Video surveillance from a nearby Walmart will later help to solve the mystery of Teigen’s whereabouts.
He climbs into a recycling bin in the distance.
Officers walk past it a few different times.
Still, nothing happens to the bin as the video runs continuously.
An hour and 20 minutes after the crash and after police clear the scene, a trash truck pulls up, unknowingly picking up the bin where Teigen is hiding.
It’s nine o’clock the next morning, when workers at a recycling plant in Inver Grove Heights find Teigen’s lifeless body.
‘Completed and closed’
According to the medical examiner, who also reviewed reports and video, Teigen died of “mechanical asphyxia” and had injuries “consistent with a motor vehicle crash.”
On two different occasions the Ramsey County Attorney’s Office weighed in. The director of the criminal division, Richard Dusterhoft, wrote as recently as 2019: “I did not see then, and I do not see now, any basis to believe a homicide occurred or should be prosecuted.”
Another letter went on to say, “The investigation is considered completed and closed.”
St. Paul Police Chief Todd Axtell also spoke out on the case.
“I certainly understand the pain and emotion felt by those who knew and loved Mr. Teigen,” Chief Axtell said.
“The fact is if different choices had been made on that day in 2009, if Mr. Teigen hadn’t fled from police officers, if he hadn’t crashed, left his friends injured in a car, and ran away from the scene, if he hadn’t hid in a dumpster for hours ultimately being crushed by a garbage truck, he may still be alive today,” he said.
Republican Rep. Brian Johnson has been listening in as Garraway advocates for the Justin Teigen Law at the State Capitol.
“It’s a slap in the face to law enforcement,” he said of the bill.
“We have to be transparent, we have to be honest,” Garraway said during one hearing.
The bill would eliminate the statute of limitations for filing civil lawsuits against police in wrongful death cases.
“When we keep pushing misinformation here at the Legislature, we’re not doing the citizens the proper way. We lose our credibility. It’s so important the testifiers you’re using to promote something in a bill are true and accurate otherwise it is an injustice to the citizens of Minnesota,” Johnson said.

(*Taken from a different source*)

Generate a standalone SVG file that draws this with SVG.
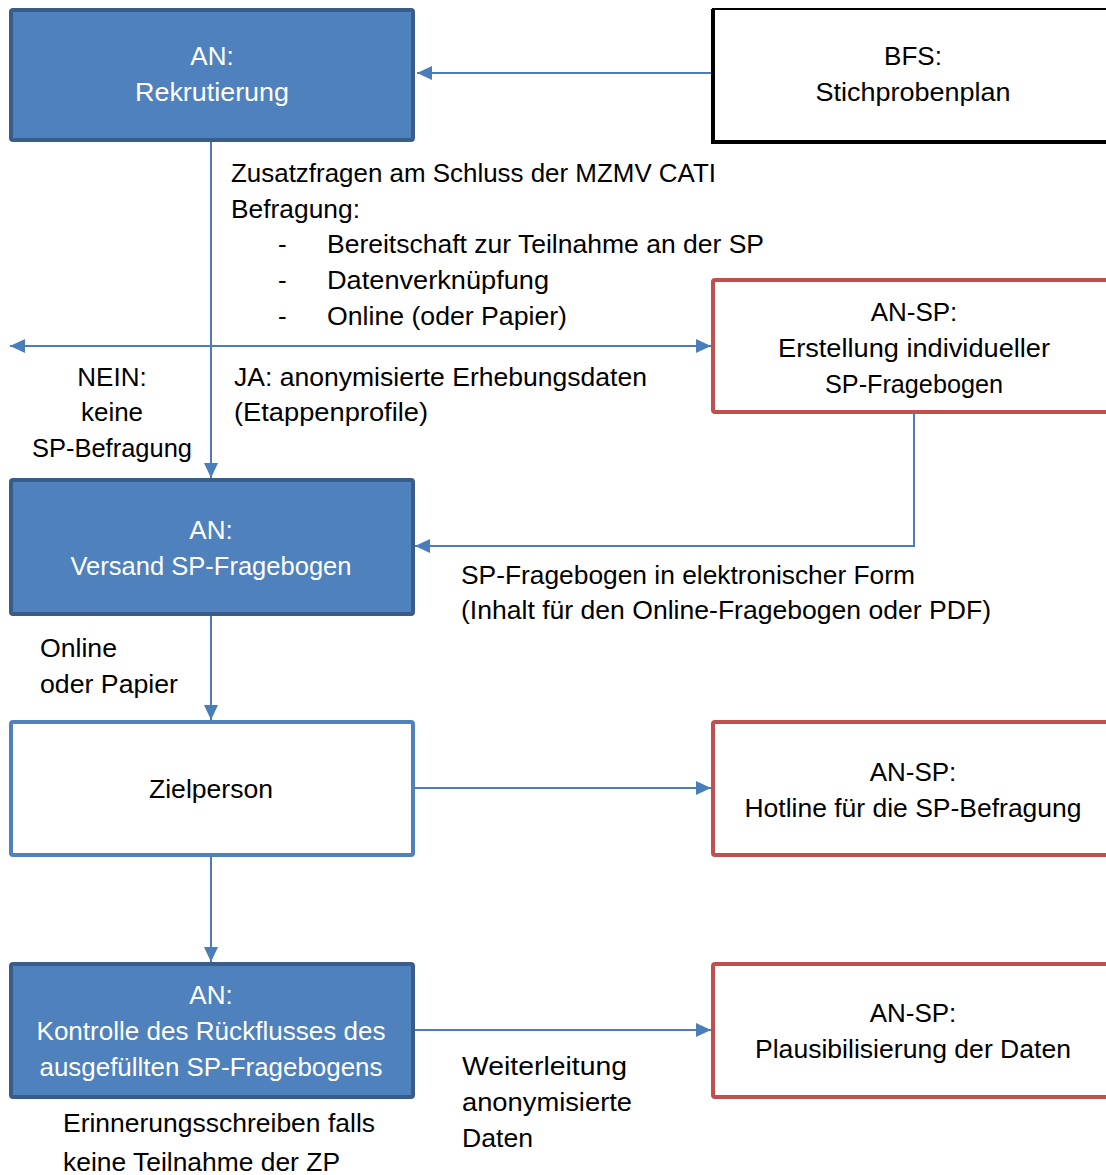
<svg xmlns="http://www.w3.org/2000/svg" width="1106" height="1175" viewBox="0 0 1106 1175">
<style>
text{font-family:"Liberation Sans",Arial,sans-serif;font-size:26px;fill:#000}
.w{fill:#fff}
.c{text-anchor:middle}
.bf{fill:#4F81BD;stroke:#385D8A;stroke-width:4}
.bw{fill:#fff;stroke:#4F81BD;stroke-width:4}
.rw{fill:#fff;stroke:#C0504D;stroke-width:4}
.con{fill:none;stroke:#4A7EBB;stroke-width:2}
</style>
<defs>
<marker id="ah" markerUnits="userSpaceOnUse" markerWidth="16" markerHeight="14" refX="15" refY="7" orient="auto">
<path d="M0,0 L15,7 L0,14 Z" fill="#4A7EBB"/>
</marker>
</defs>
<rect width="1106" height="1175" fill="#fff"/>
<g id="connectors">
<path class="con" d="M711,73 H417" marker-end="url(#ah)"/>
<path class="con" d="M211,142 V478" marker-end="url(#ah)"/>
<path class="con" d="M211,346 H10" marker-end="url(#ah)"/>
<path class="con" d="M211,346 H711" marker-end="url(#ah)"/>
<path class="con" d="M914,414 V546 H415" marker-end="url(#ah)"/>
<path class="con" d="M211,616 V720" marker-end="url(#ah)"/>
<path class="con" d="M415,788 H711" marker-end="url(#ah)"/>
<path class="con" d="M211,857 V962" marker-end="url(#ah)"/>
<path class="con" d="M415,1030 H711" marker-end="url(#ah)"/>
</g>
<g id="labels">
<text x="231" y="182" textLength="485" lengthAdjust="spacingAndGlyphs">Zusatzfragen am Schluss der MZMV CATI</text>
<text x="231" y="218" textLength="129" lengthAdjust="spacingAndGlyphs">Befragung:</text>
<text x="278" y="253">-</text>
<text x="327" y="253" textLength="437" lengthAdjust="spacingAndGlyphs">Bereitschaft zur Teilnahme an der SP</text>
<text x="278" y="289">-</text>
<text x="327" y="289" textLength="222" lengthAdjust="spacingAndGlyphs">Datenverknüpfung</text>
<text x="278" y="325">-</text>
<text x="327" y="325" textLength="240" lengthAdjust="spacingAndGlyphs">Online (oder Papier)</text>
<text class="c" x="112" y="386">NEIN:</text>
<text class="c" x="112" y="421">keine</text>
<text class="c" x="112" y="457" textLength="160" lengthAdjust="spacingAndGlyphs">SP-Befragung</text>
<text x="234" y="386" textLength="413" lengthAdjust="spacingAndGlyphs">JA: anonymisierte Erhebungsdaten</text>
<text x="234" y="421" textLength="194" lengthAdjust="spacingAndGlyphs">(Etappenprofile)</text>
<text x="461" y="584" textLength="454" lengthAdjust="spacingAndGlyphs">SP-Fragebogen in elektronischer Form</text>
<text x="461" y="619" textLength="530" lengthAdjust="spacingAndGlyphs">(Inhalt für den Online-Fragebogen oder PDF)</text>
<text x="40" y="657" textLength="77" lengthAdjust="spacingAndGlyphs">Online</text>
<text x="40" y="693" textLength="138" lengthAdjust="spacingAndGlyphs">oder Papier</text>
<text x="462" y="1075" textLength="165" lengthAdjust="spacingAndGlyphs">Weiterleitung</text>
<text x="462" y="1111" textLength="170" lengthAdjust="spacingAndGlyphs">anonymisierte</text>
<text x="462" y="1147" textLength="71" lengthAdjust="spacingAndGlyphs">Daten</text>
<text x="63" y="1132" textLength="312" lengthAdjust="spacingAndGlyphs">Erinnerungsschreiben falls</text>
<text x="63" y="1171" textLength="277" lengthAdjust="spacingAndGlyphs">keine Teilnahme der ZP</text>
</g>
<g id="n-rekrutierung">
<rect class="bf" x="11" y="10" width="402" height="130" rx="2"/>
<text class="c w" x="212" y="65">AN:</text>
<text class="c w" x="212" y="101" textLength="154" lengthAdjust="spacingAndGlyphs">Rekrutierung</text>
</g>
<g id="n-bfs">
<rect x="713" y="9" width="420" height="132" fill="#fff" stroke="#000" stroke-width="2"/>
<path d="M713,9 V142 H1110" fill="none" stroke="#000" stroke-width="4"/>
<text class="c" x="913" y="65">BFS:</text>
<text class="c" x="913" y="101" textLength="195" lengthAdjust="spacingAndGlyphs">Stichprobenplan</text>
</g>
<g id="n-erstellung">
<rect class="rw" x="713" y="280" width="420" height="132" rx="2"/>
<text class="c" x="914" y="321">AN-SP:</text>
<text class="c" x="914" y="357" textLength="272" lengthAdjust="spacingAndGlyphs">Erstellung individueller</text>
<text class="c" x="914" y="393" textLength="178" lengthAdjust="spacingAndGlyphs">SP-Fragebogen</text>
</g>
<g id="n-versand">
<rect class="bf" x="11" y="480" width="402" height="134" rx="2"/>
<text class="c w" x="211" y="539">AN:</text>
<text class="c w" x="211" y="575" textLength="281" lengthAdjust="spacingAndGlyphs">Versand SP-Fragebogen</text>
</g>
<g id="n-zielperson">
<rect class="bw" x="11" y="722" width="402" height="133" rx="2"/>
<text class="c" x="211" y="798" textLength="124" lengthAdjust="spacingAndGlyphs">Zielperson</text>
</g>
<g id="n-hotline">
<rect class="rw" x="713" y="722" width="420" height="133" rx="2"/>
<text class="c" x="913" y="781">AN-SP:</text>
<text class="c" x="913" y="817" textLength="337" lengthAdjust="spacingAndGlyphs">Hotline für die SP-Befragung</text>
</g>
<g id="n-kontrolle">
<rect class="bf" x="11" y="964" width="402" height="133" rx="2"/>
<text class="c w" x="211" y="1004">AN:</text>
<text class="c w" x="211" y="1040" textLength="349" lengthAdjust="spacingAndGlyphs">Kontrolle des Rückflusses des</text>
<text class="c w" x="211" y="1076" textLength="343" lengthAdjust="spacingAndGlyphs">ausgefüllten SP-Fragebogens</text>
</g>
<g id="n-plausibilisierung">
<rect class="rw" x="713" y="964" width="420" height="133" rx="2"/>
<text class="c" x="913" y="1022">AN-SP:</text>
<text class="c" x="913" y="1058" textLength="316" lengthAdjust="spacingAndGlyphs">Plausibilisierung der Daten</text>
</g>
</svg>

“It’s up to the chair and committee legislative administrator to make sure that the people they bring to testify are correct,” he added.
Alpha News reached out to the people in those positions to ask what happened here. DFL Rep. Carlos Mariani of St. Paul and Criminal Justice Reform Committee Administrator Jamael Lundy did not reply in time for our deadline.
“Commissioner of Public Safety John Mark Harrington was chief of police at the time in St. Paul. He knows that what she’s saying is untrue. He’s been present while she says things that are untrue,” Ross said.
Ross pointed out that in addition to Commissioner Harrington, Paul Schnell, who served as the St. Paul Police Department’s PIO back then, now serves as Minnesota’s commissioner of corrections.
Videos from the Legislature show they have both been present as Garraway’s story was recited.
Again, Alpha News reached out to ask why they haven’t corrected the record.
Both declined to comment.
“What it does is it diminishes the relationship we’re trying to build with the community, and it breeds distrust with police and it works against everything we’re trying to accomplish right now,” Ross said.
As for Toshira Garraway, when she called us back, we tried to explain the lack of evidence to support her claims and we offered to review the case files with her. Garraway would only agree to do so if the medical examiner and five different officers were present. Some have since retired from the force.
“Murder is murder and right is right and wrong is wrong. These people are inhumane. It is wrong what they’ve done. I hope they can live with themselves,” Garraway said.
“I understand you’re just doing your job, but you need to understand the pain and the torment that they’ve caused my son. And they go on with their lives and go home to their families and it’s just not right,” she added.
Garraway formed a nonprofit called Families Supporting Families Against Police Violence in 2020.
After failing to file an annual renewal as required by state law, the group was dissolved by the Secretary of State’s Office in January.